The strangest research that I did was for a character's background as an expert on slime molds and other weird fungi; it was for an X-Files-ish GURPS campaign, relating to a case involving strange fungi attacks. Let me tell you, slime molds are freekin' WEIRD...
 

for Brother Onion, a lecherous, impious priest / forgery expert in a GURPS fantasy Renaissance campaign, i had to refamiliarize myself with the Decameron, a book of 14th century Italian erotica.

the campaign before that was a GURPS near-future sci fi game, and i played Wong Shan Mao, the starship's Chinese chief engineer from Singapore. he happened to be a devout Taoist, and also had a habit of consulting the I Ching before any major decision. i brought a copy of the Tao Te Ching and the I Ching with me to every game session, and i would often generate hexagrams and look them up in the I Ching during play. oftentimes, even though what the Oracle said made no sense to us players, the GM would nod knowingly...

we even ended up naming the ship through the I Ching. no one could think of a decent name, so Mao consulted the Oracle. one of the lines of the hexagram he got stated, "It is bad luck to ignore your sacred tortoise." since our ship was vaguely turtle-shaped, we immediately became the crew of the inimitable S.S. Sacred Tortoise. :)
 

My whole LIFE is strange research for rpgs! :D

In fact one of my fellows back in grad school days said, "He just takes classes and does research to make for more in-depth games." This guy was also one of my fave players ;)

I have one large bookshelf dedicated to mythology, folklore, magic and religions so that on a moment's notice I can pull down the Popol Vuh, the Elder Edda, or works by Henricus Cornelius Agrippa. I have pamphlets on costs for buying 19th C. American uniform parts, on how to conduct a seance, and on flintnapping. I read voraciously, both fiction and non-fiction, leading to my new nickname, Bibliovore. I own dictionaries for German, French, Latin, Spanish, Italian ... Basque, Ojibway, Lakota, Finnish, Swahili, and Medieval Welsh.

Overall, despite my day job, I continually research notions that catch my eye and then put them into my games.

Leads to some rather odd situations :D
 

Your so cool.

I was researching raccoons, and I know stuff about them them. They have over 400 nerve endings in their hands, they oldest in captivity was 21, they are usually solitary but someone once found 23 in the same cave, and an acceptable spelling of the name is racoon.
 

I did a lot of research of methods of exection, and how they were carried out and such (especially beheadings) for a character I'm currently playing that is the son of an executioner.
 

For a campaign in the Forgotten Realms Orient two years ago I researched what it was like growing up as a teenage girl in the Japanese Emporer's household. And not that research has proved very useful, as my 10-year-old has adopted that as her persona for the Society for Creative Anachronism.
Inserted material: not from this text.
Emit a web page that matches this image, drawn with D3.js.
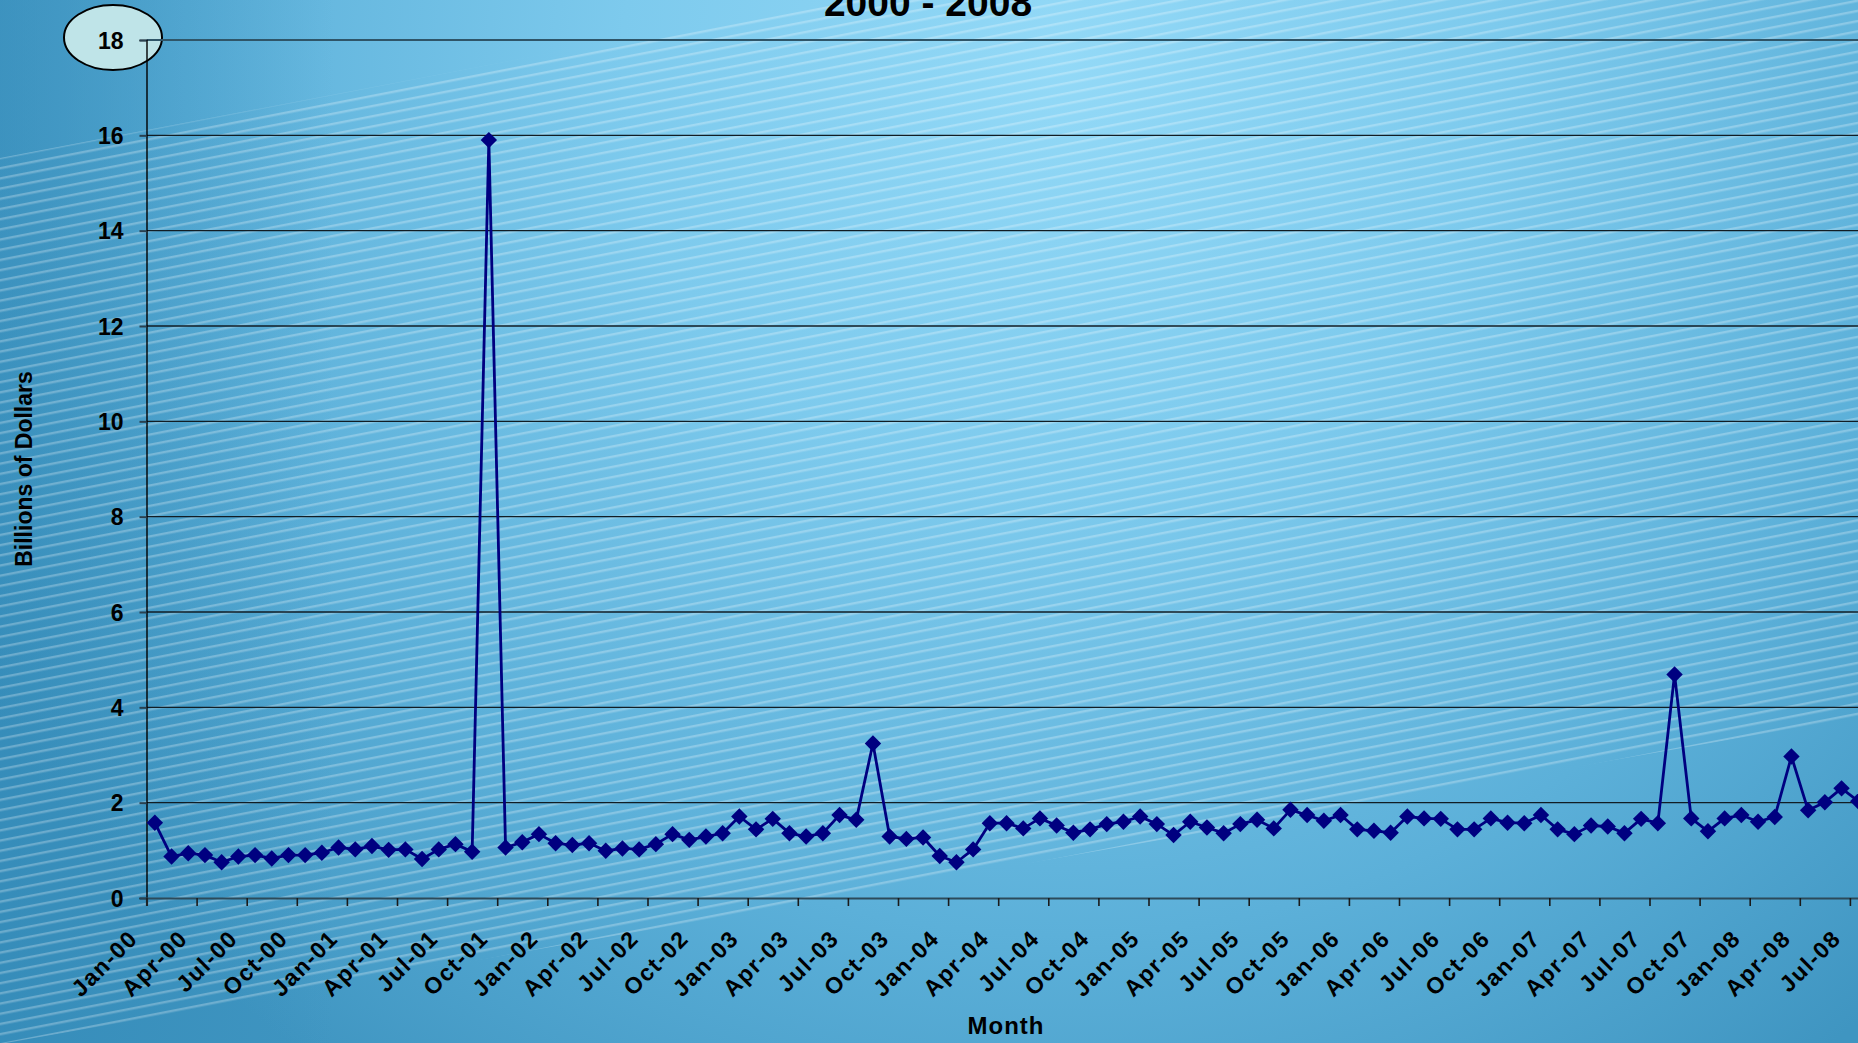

For tonight's game, set in an AD&D/Boot Hill hybrid world, I did online research about Vault and Safe manufacturers in 1881. I guess that would qualify for somewhat out-of-left-field, but I needed info to properly develop and play the safecracker now working with the James Gang.
 

d4 said:
for Brother Onion, a lecherous, impious priest / forgery expert in a GURPS fantasy Renaissance campaign, i had to refamiliarize myself with the Decameron, a book of 14th century Italian erotica.

That's some great reading... Absolutely HI-larious stuff there.

For a Call Of Cthulhu game I had a character who was very... Esoteric. And much of her backstory involved references to the Decameron... Nobody ever got it though. They knew that something was off about it, but they couldn't quite put their fingers on it. (Unfotunetly, I don't think any of them had read the Decameron. Which is a shame, because, like I said, 14th century Italian erotica is some great reading.) I made an effort to find applicable references from lots of different sources in literature. At one point, I compared our Professor at MU to "Christian" in "A Pilgrim's Progress"... That really freaked some people out. I never really figured out why they were desturbed that my character had read that book... But it did.

Well... Let's see...

Playing a Bone Gnawer (Homeless garou) in a WW:TA LARP, somebody gave me "The Dumpster Diver's Handbook", and we went out on a couple of runs. That was fun.